The first clue that there was a painting beneath “The Blue Room” (1901) was spotted more than 60 years ago. Some of the paint texture reflects brush strokes in different directions than the composition that is seen.
What’s new: Combining data from X-radiography, infrared (IR) reflectance imaging spectroscopy, and X-ray fluorescence mapping, a team of researchers from the Phillips, the National Gallery of Art and other institutions were able to see a portrait of a man, indicators of the brush and strokes, and the pigments the artist used. For example, the presence of mercury suggests he was painting with vermilion.
Microanalysis of tiny samples of the painting indicate most of “The Blue Room” is painted directly on top of the portrait, without priming, and that Picasso’s palette was becoming more subdued.
Infrared reflectance image (transform image from the infrared reflectance spectroscopic image cube) showing the portrait of an unknown man beneath Picasso’s “The Blue Room” (1901), The Phillips Collection, Acquired 1927. The canvas is rotated 90 degrees clockwise. Photo: John Delaney and Kathryn Dooley, National Gallery of Art
With IR reflectance spectroscopy, the researchers could see forms beneath the right shoulder and forearm of the woman in “Crouching Beggarwoman” (1902).
Using X-ray fluorescence scanning, the chemical elements in the paint were mapped, revealing information about the stages in which the painting was developed — an arm exposed, then later covered.

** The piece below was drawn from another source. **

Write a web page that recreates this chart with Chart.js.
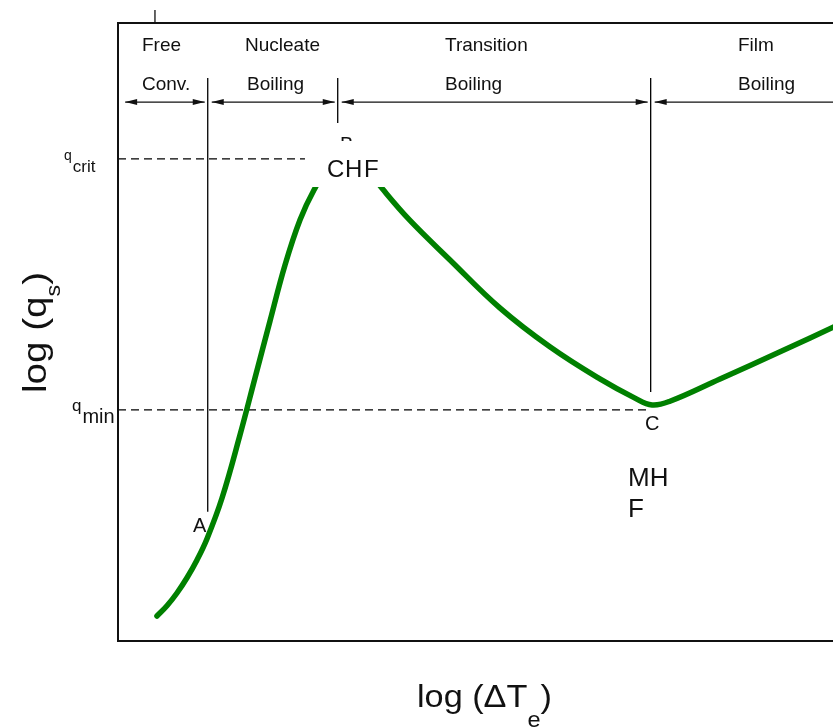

Conservators already knew a landscape painting — its creator unknown but its range of colors is similar to Picasso’s — was under the portrait, but the analyses provided new details about how the hills in the painting later became the back of the crouched woman.
A map of the elements in the paint of “The Soup” (1903) suggests Picasso changed the shape of the bowl being offered to a child by a woman and that he altered the woman’s gesture and how her hair fell from her forehead.
The bottom line: “There is still more to learn from some of the world’s most studied paintings,” Favero says.